▶ _Given request_
Below is a listing; print exactly its lines from the one containing "Reproduce this diagram with TikZ." down to the one containing "underwent thoracic or", both inclusive, with every picture left out.

▶ _Given data_
- - -

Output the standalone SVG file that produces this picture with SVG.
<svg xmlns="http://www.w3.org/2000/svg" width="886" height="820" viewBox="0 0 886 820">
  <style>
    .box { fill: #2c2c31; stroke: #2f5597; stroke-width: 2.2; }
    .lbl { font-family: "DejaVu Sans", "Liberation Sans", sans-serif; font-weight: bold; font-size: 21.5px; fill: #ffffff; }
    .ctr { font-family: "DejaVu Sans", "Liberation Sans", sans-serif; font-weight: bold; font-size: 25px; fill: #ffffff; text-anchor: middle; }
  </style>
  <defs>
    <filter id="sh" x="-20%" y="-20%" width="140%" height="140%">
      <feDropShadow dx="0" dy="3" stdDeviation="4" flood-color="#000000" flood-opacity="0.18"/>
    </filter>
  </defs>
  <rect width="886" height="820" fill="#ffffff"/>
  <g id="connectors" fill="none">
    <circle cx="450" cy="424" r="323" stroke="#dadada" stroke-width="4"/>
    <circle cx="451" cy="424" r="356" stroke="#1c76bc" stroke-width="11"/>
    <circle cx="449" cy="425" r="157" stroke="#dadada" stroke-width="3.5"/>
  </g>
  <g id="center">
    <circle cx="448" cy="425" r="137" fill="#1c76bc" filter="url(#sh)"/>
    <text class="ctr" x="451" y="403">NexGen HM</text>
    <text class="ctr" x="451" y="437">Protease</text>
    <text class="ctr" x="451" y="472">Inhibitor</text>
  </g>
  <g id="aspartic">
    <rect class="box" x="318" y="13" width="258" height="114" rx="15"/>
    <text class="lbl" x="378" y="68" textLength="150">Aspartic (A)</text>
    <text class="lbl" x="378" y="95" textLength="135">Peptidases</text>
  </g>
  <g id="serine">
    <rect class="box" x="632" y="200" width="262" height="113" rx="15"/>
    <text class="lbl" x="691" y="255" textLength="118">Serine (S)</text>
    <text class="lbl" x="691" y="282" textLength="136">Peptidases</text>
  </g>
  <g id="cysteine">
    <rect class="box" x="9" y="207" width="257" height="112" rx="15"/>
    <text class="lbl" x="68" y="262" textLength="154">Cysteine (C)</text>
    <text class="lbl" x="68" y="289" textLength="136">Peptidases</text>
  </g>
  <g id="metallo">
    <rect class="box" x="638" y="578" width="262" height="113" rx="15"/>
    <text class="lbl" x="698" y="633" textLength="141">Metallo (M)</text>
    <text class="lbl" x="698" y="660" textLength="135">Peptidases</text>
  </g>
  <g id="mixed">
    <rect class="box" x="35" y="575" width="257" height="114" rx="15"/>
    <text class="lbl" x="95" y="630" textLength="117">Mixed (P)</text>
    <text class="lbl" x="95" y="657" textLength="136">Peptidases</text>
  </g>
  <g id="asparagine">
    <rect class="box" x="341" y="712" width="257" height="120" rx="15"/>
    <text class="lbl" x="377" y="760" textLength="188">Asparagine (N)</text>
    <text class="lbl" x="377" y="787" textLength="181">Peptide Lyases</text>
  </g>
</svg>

- - -

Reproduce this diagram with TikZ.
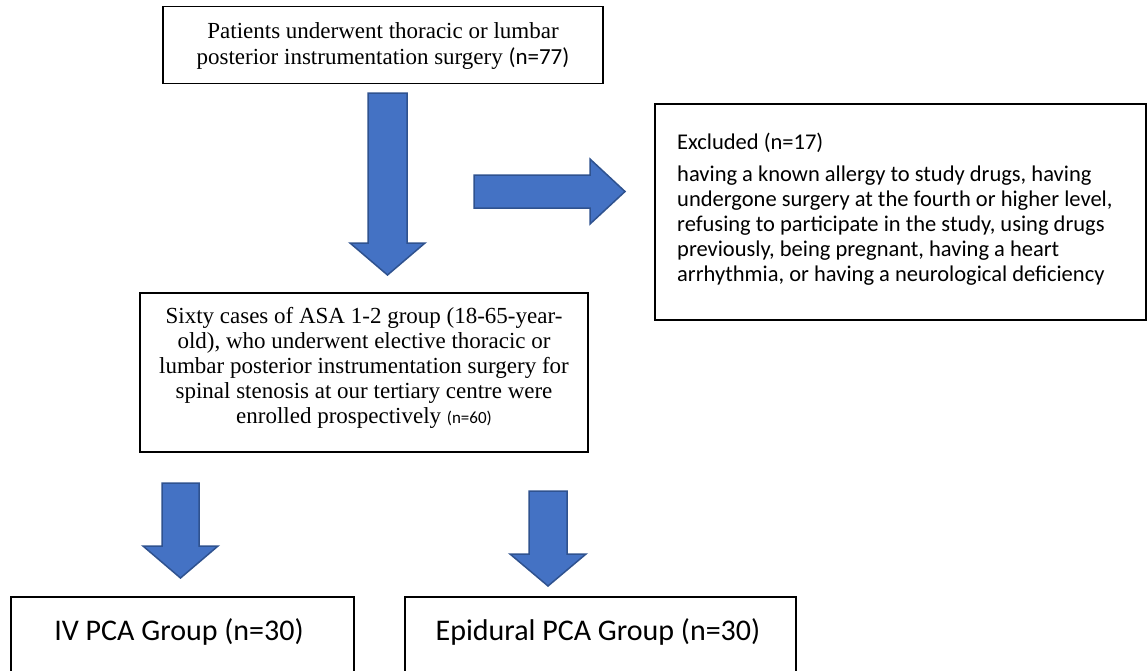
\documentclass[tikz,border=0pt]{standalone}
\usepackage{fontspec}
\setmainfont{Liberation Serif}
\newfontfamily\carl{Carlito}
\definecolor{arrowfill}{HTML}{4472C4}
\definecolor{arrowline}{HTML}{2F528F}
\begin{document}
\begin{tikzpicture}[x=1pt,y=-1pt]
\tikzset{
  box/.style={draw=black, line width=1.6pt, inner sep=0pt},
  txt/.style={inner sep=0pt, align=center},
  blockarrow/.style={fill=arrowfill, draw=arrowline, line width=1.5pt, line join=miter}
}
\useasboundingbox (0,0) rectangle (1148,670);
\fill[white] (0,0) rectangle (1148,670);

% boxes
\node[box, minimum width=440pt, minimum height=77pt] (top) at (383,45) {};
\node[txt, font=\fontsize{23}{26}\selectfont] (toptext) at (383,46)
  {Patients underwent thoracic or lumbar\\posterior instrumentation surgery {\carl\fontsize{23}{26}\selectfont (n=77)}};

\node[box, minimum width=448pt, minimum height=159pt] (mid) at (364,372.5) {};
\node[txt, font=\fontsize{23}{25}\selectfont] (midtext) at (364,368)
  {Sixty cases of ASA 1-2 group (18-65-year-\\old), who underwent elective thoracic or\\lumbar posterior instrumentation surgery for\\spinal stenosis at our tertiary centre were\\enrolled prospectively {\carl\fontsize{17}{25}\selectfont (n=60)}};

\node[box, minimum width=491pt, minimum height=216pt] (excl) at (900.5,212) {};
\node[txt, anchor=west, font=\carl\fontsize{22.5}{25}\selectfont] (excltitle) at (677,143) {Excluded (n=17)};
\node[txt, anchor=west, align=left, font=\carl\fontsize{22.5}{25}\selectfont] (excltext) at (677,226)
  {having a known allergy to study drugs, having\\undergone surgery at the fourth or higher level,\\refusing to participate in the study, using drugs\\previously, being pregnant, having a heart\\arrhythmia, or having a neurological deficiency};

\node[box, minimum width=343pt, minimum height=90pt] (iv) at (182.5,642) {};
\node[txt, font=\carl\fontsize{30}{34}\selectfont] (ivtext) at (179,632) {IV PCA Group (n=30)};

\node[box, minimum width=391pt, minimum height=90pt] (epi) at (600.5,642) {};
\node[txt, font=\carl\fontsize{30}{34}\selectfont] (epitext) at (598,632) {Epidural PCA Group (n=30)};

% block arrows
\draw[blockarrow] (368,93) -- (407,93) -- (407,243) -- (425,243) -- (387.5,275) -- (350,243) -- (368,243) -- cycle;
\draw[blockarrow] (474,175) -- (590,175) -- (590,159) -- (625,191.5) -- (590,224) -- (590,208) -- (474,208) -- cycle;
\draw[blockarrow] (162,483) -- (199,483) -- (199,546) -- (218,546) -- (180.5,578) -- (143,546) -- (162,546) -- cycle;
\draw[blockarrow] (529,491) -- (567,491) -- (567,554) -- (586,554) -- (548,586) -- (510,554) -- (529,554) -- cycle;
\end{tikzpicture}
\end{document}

- - -

▶ _Task output_
Reproduce this diagram with TikZ.
\documentclass[tikz,border=0pt]{standalone}
\usepackage{fontspec}
\setmainfont{Liberation Serif}
\newfontfamily\carl{Carlito}
\definecolor{arrowfill}{HTML}{4472C4}
\definecolor{arrowline}{HTML}{2F528F}
\begin{document}
\begin{tikzpicture}[x=1pt,y=-1pt]
\tikzset{
  box/.style={draw=black, line width=1.6pt, inner sep=0pt},
  txt/.style={inner sep=0pt, align=center},
  blockarrow/.style={fill=arrowfill, draw=arrowline, line width=1.5pt, line join=miter}
}
\useasboundingbox (0,0) rectangle (1148,670);
\fill[white] (0,0) rectangle (1148,670);

% boxes
\node[box, minimum width=440pt, minimum height=77pt] (top) at (383,45) {};
\node[txt, font=\fontsize{23}{26}\selectfont] (toptext) at (383,46)
  {Patients underwent thoracic or lumbar\\posterior instrumentation surgery {\carl\fontsize{23}{26}\selectfont (n=77)}};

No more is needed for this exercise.